From: Brian Sexton <discussion-w3c@ididnotoptin.com>
Date: Tue, 1 Mar 2005 06:55:06 -0800
Message-ID: <000d01c51e6e$a85f9780$651aa143@desktop>
To: "Paul Duncan" <paul.duncan@marketpipe.com>
Cc: <www-style@w3.org>

Paul,

> Thanks to standards I exclusively use font sizes specified as "x-small and
> xx-small etc..."
> Why?

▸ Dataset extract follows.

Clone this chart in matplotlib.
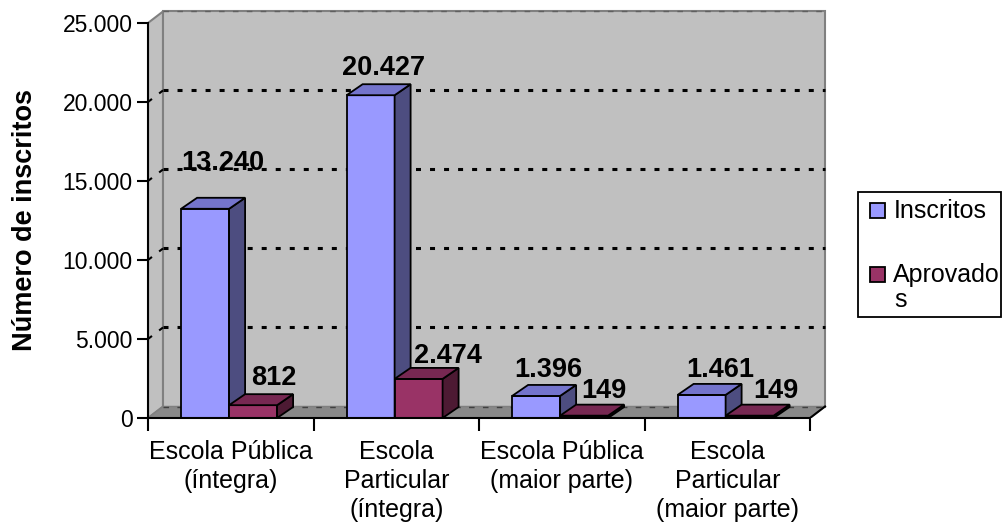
import numpy as np
import matplotlib.pyplot as plt
from matplotlib.patches import Polygon, Rectangle
from matplotlib.ticker import FuncFormatter

plt.rcParams['font.family'] = ['Liberation Sans', 'DejaVu Sans']
plt.rcParams['lines.scale_dashes'] = False

# ---- data
categories = ['Escola Pública\n(íntegra)', 'Escola\nParticular\n(íntegra)',
              'Escola Pública\n(maior parte)', 'Escola\nParticular\n(maior parte)']
inscritos = [13240, 20427, 1396, 1461]
aprovados = [812, 2474, 149, 149]
y_ticks = [0, 5000, 10000, 15000, 20000, 25000]

# label nudges (pixels, relative to front face centre / top)
ins_lx = [18, 13, 12, 18.5]
ins_ly = [39, 20, 19, 18]
apr_lx = [20.5, 29.5, 19.5, 26]
apr_ly = [20, 16, 17.6, 17.6]

# ---- colours (Excel 3D look: front / top / side)
INS = ('#9999FF', '#7474CC', '#4D4D80')
APR = ('#993366', '#772852', '#4D1A33')

W, H = 1003, 525
fig = plt.figure(figsize=(W / 100, H / 100), dpi=100)
ax_l, ax_r, ax_b, ax_t = 148, 851.4, 418, 4
ax = fig.add_axes([ax_l / W, 1 - ax_b / H, (ax_r - ax_l) / W, (ax_b - ax_t) / H])
XMAX, YMAX = 4.25, 26200
ax.set_xlim(0, XMAX)
ax.set_ylim(0, YMAX)
ax.patch.set_visible(False)

sx = (ax_r - ax_l) / XMAX   # px per category
sy = (ax_b - ax_t) / YMAX   # px per unit


def depth(px, py):
    return px / sx, py / sy


top = y_ticks[-1]
ncat = len(categories)

# ---- walls and floor
wdx, wdy = depth(15, 11.5)
ax.add_patch(Polygon([(0, 0), (wdx, wdy), (wdx, top + wdy), (0, top)],
                     fc='#C0C0C0', ec='#808080', lw=1.5, zorder=0))
ax.add_patch(Rectangle((wdx, wdy), ncat, top, fc='#C0C0C0', ec='#808080',
                       lw=1.5, zorder=0))
ax.add_patch(Polygon([(0, 0), (ncat, 0), (ncat + wdx, wdy), (wdx, wdy)],
                     fc='#888888', ec='#808080', lw=1, zorder=0.5))
ax.plot([ncat, ncat + wdx], [0, wdy], color='k', lw=1.5, zorder=0.6)

dots = (0, (3.6, 6.5))
for v in y_ticks[1:-1]:
    ax.plot([wdx, ncat + wdx], [v + wdy] * 2, color='k', lw=2.2, ls=dots, zorder=1)
    ax.plot([0, wdx], [v, v + wdy], color='k', lw=1.5, ls=dots, zorder=1)
ax.plot([wdx, ncat + wdx], [wdy] * 2, color='#404040', lw=1, ls=(0, (4, 6)), zorder=0.7)
ax.plot([wdx, ncat + wdx], [top + wdy] * 2, color='#606060', lw=1, ls=(0, (4, 6)), zorder=0.7)

# ---- bars
bw = 0.29
bdx, bdy = depth(16, 11)
x_ins = np.arange(ncat) + 0.2
x_apr = x_ins + bw


def draw_series(xs, vals, cols, z, lx, ly):
    ax.bar(xs, vals, width=bw, align='edge', color=cols[0], edgecolor='k',
           lw=1.3, zorder=z)
    for x, v, ox, oy in zip(xs, vals, lx, ly):
        ax.add_patch(Polygon([(x + bw, 0), (x + bw + bdx, bdy), (x + bw + bdx, v + bdy), (x + bw, v)],
                             fc=cols[2], ec='k', lw=1.3, zorder=z))
        ax.add_patch(Polygon([(x, v), (x + bw, v), (x + bw + bdx, v + bdy), (x + bdx, v + bdy)],
                             fc=cols[1], ec='k', lw=1.3, zorder=z))
        ax.annotate(f'{v:,}'.replace(',', '.'), xy=(x + bw / 2, v), xytext=(ox, oy),
                    textcoords='offset pixels', ha='center', va='baseline',
                    fontsize=19.5, fontweight='bold', zorder=6)


draw_series(x_ins, inscritos, INS, 2, ins_lx, ins_ly)
draw_series(x_apr, aprovados, APR, 3, apr_lx, apr_ly)

# ---- axes
for s in ['top', 'right']:
    ax.spines[s].set_visible(False)
ax.spines['left'].set_bounds(0, top)
ax.spines['bottom'].set_bounds(0, ncat)
ax.spines['left'].set_linewidth(1.5)
ax.spines['bottom'].set_linewidth(1.5)
ax.spines['left'].set_zorder(4)
ax.spines['bottom'].set_zorder(4)

ax.set_yticks(y_ticks)
ax.yaxis.set_major_formatter(FuncFormatter(lambda v, p: f'{v:,.0f}'.replace(',', '.')))
ax.tick_params(axis='y', length=8, width=1.5, labelsize=16.5, pad=3)

ax.set_xticks(np.arange(ncat + 1))
ax.set_xticklabels([])
ax.set_xticks(np.arange(ncat) + 0.5, minor=True)
ax.set_xticklabels(categories, minor=True, fontsize=18, linespacing=1.25)
ax.tick_params(axis='x', which='major', length=9, width=1.5)
ax.tick_params(axis='x', which='minor', length=0, pad=16)

fig.text(25 / W, 1 - 220 / H, 'Número de inscritos', rotation=90, ha='center',
         va='center', fontsize=19.5, fontweight='bold')

# ---- legend
fig.add_artist(Rectangle((858 / W, 1 - 317 / H), (1001 - 858) / W, (317 - 192) / H,
                         transform=fig.transFigure, fill=False, ec='k', lw=1.3))
for col, y in [(INS[0], 218), (APR[0], 282)]:
    fig.add_artist(Rectangle((870 / W, 1 - y / H), 15 / W, 15 / H,
                             transform=fig.transFigure, fc=col, ec='k', lw=1.3))
fig.text(894 / W, 1 - 218 / H, 'Inscritos', va='baseline', fontsize=18)
fig.text(893 / W, 1 - 282 / H, 'Aprovado', va='baseline', fontsize=18)
fig.text(894 / W, 1 - 307 / H, 's', va='baseline', fontsize=18)

fig.savefig('out.png', dpi=100)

I use this as it allows the users of ALL browsers (including IE) to
> change the size of the font according to their wishes.
>
> It's scary to note that some of those large organisations you highlighted
> fix the font size (Apple at 12px) which does limit the accessibility to
> their sites.

Just because Internet Explorer lacks an accessibility feature that every 
half-decent browser has--in this case, resizing text from so-called fixed 
sizes--does not mean that it is the Web developer who is limiting 
accessibility by using fixed sizes.

As I see it, in this case, there are two problems: the browser's failure to 
resize text set to such sizes (a failing that makes even less sense to me 
than using the term "favorites" to refer to bookmarks--a decent metaphor and 
less likely to have distasteful implications--or limiting their names to 
names allowed by the underlying file system) and the common notion that a 
particular outdated browser with poor standards support even matters when 
free and inexpensive browsers with better standards support and 
accessibility features are available for all major computer platforms.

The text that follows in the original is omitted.